Google is displaying shoppable results and sponsored ads for high-capacity drum magazines, even though it is against the company’s policy to advertise gun parts that enhance the functionality of a weapon. A Google search for “.223 100rd” (short for round), the same type of magazine used by the Dayton massacre shooter, displays sponsored results on the right side of the page, with more links leading to buyable products on the Shopping tab.
As noted by Pinboard developer Maciej Cegłowski’s tweets, Google’s algorithms also fail to block search results for other gun accessories. A search for “AR 15 mod” does not turn up any results, presumably because it has been delisted by a manual filter. But spelling out “fifteen” bring up pages of sponsored, shoppable products, eluding that same block. The Google advertisement policy strictly prohibits ads for any part or component of a gun other than those designed to increase its safety, such as gun trigger locks.
When reached for comment, Google did not explain how or why the ads managed to appear in search results.
“Our hearts go out to the victims of this terrible tragedy. We have strict policies that govern the kinds of ads we allow on our platform, and ads for guns or gun parts are a violation of those policies. When we find ads that violate our policies, we remove them.”
At the time of publish, the ads are still online.

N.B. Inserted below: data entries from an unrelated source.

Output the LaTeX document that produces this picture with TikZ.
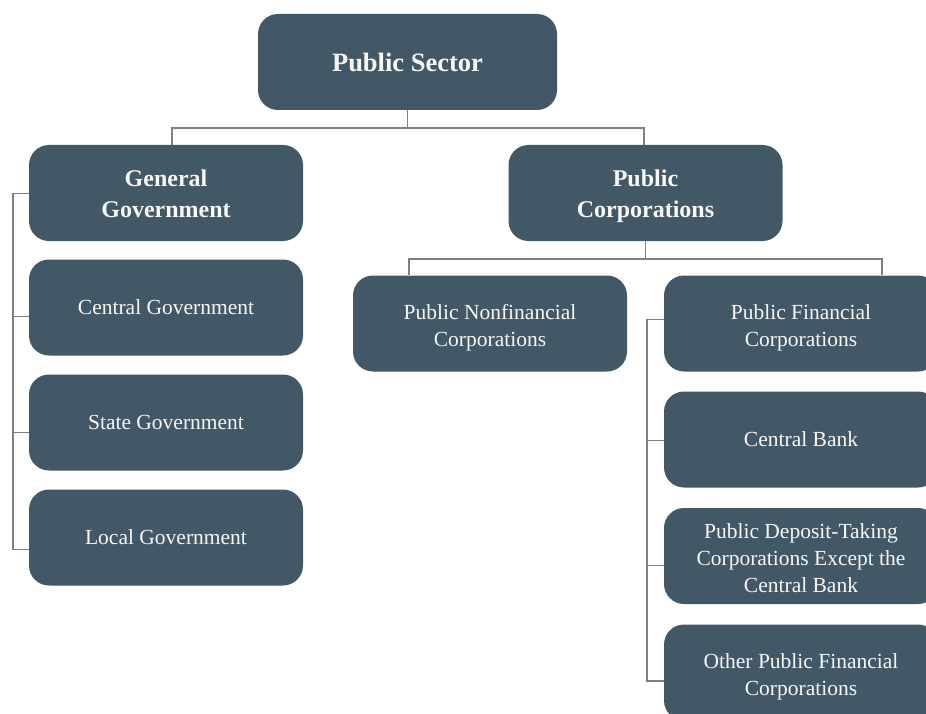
\documentclass[tikz,border=0pt]{standalone}
\usepackage{fontspec}
\setmainfont{Liberation Serif}
\definecolor{boxfill}{HTML}{425866}
\definecolor{linegray}{HTML}{7F7F7F}
\definecolor{txt}{HTML}{F7F7F7}
\begin{document}
\begin{tikzpicture}[x=1pt,y=-1pt,
  box/.style={draw=none, fill=boxfill, rounded corners=20pt, minimum width=274pt, minimum height=96pt,
    inner sep=0pt, align=center, text=txt, font=\fontsize{21.5}{27}\selectfont},
  twolines/.style={text height=46pt, text depth=0pt},
  threelines/.style={text height=73pt, text depth=0pt},
  boldbox/.style={box, font=\fontsize{24}{31}\selectfont\bfseries},
  boldtwo/.style={text height=49pt, text depth=0pt},
  conn/.style={draw=linegray, line width=1.3pt}]
\useasboundingbox (0,0) rectangle (926,714);
% nodes
\node[boldbox, minimum width=299pt, font=\fontsize{26.5}{31}\selectfont\bfseries] (ps) at (407.5,62) {Public Sector};
\node[boldbox, boldtwo] (gg) at (166,193) {General\\Government};
\node[boldbox, boldtwo] (pc) at (645.5,193) {Public\\Corporations};
\node[box] (cg) at (166,307.5) {Central Government};
\node[box] (sg) at (166,422.5) {State Government};
\node[box] (lg) at (166,537.5) {Local Government};
\node[box, twolines] (pnc) at (490,323.5) {Public Nonfinancial\\Corporations};
\node[box, twolines] (pfc) at (801,323.5) {Public Financial\\Corporations};
\node[box] (cb) at (801,439.5) {Central Bank};
\node[box, threelines] (pdt) at (801,556) {Public Deposit-Taking\\Corporations Except the\\Central Bank};
\node[box, twolines] (opf) at (801,672.5) {Other Public Financial\\Corporations};
% coordinates
\coordinate (psbar) at (407.5,128);
\coordinate (pcbar) at (645.5,259);
\coordinate (lbx) at (13,0);
\coordinate (rbx) at (647,0);
% connectors top
\draw[conn] (ps.south) -- (psbar);
\draw[conn] (gg.north -| 172,0) |- (psbar) -| (pc.north -| 644,0);
\draw[conn] (pc.south) -- (pcbar);
\draw[conn] (pnc.north -| 409,0) |- (pcbar) -| (pfc.north -| 882,0);
% left bracket
\draw[conn] (gg.west |- 0,193.3) -| (lbx |- 0,549.3) -- (lg.west |- 0,549.3);
\draw[conn] (cg.west |- 0,316.7) -- (lbx |- 0,316.7);
\draw[conn] (sg.west |- 0,432.3) -- (lbx |- 0,432.3);
% right bracket
\draw[conn] (pfc.west |- 0,319.3) -| (rbx |- 0,681) -- (opf.west |- 0,681);
\draw[conn] (cb.west |- 0,440.7) -- (rbx |- 0,440.7);
\draw[conn] (pdt.west |- 0,565.7) -- (rbx |- 0,565.7);
\end{tikzpicture}
\end{document}
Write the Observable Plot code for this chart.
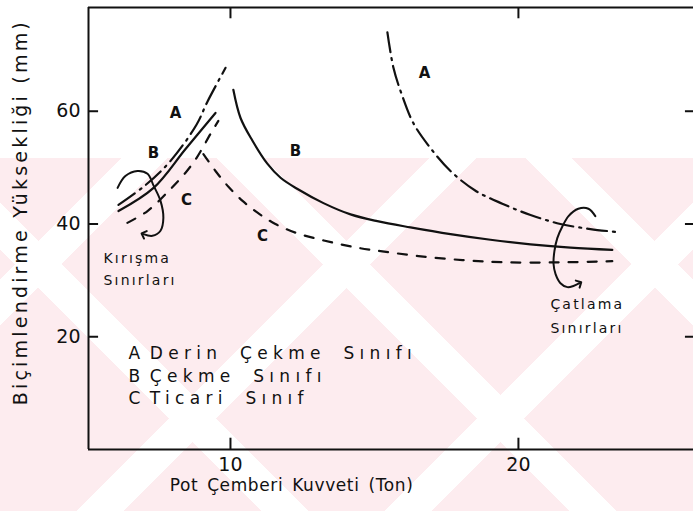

Cegłowski also notes that this is not the first time gun accessories have slipped through Google’s algorithms. Google previously displayed AR-15 bump stocks as buyable shopping results in February 2018, shortly after the school shooting in Parkland, Florida. At the time, the company admitted the ads were a mistake caused by “human error.” It then overcorrected by banning all results with or related to the word “gun,” including merchandise from music groups Guns N’ Roses and Sex Pistols and the anime Gundam.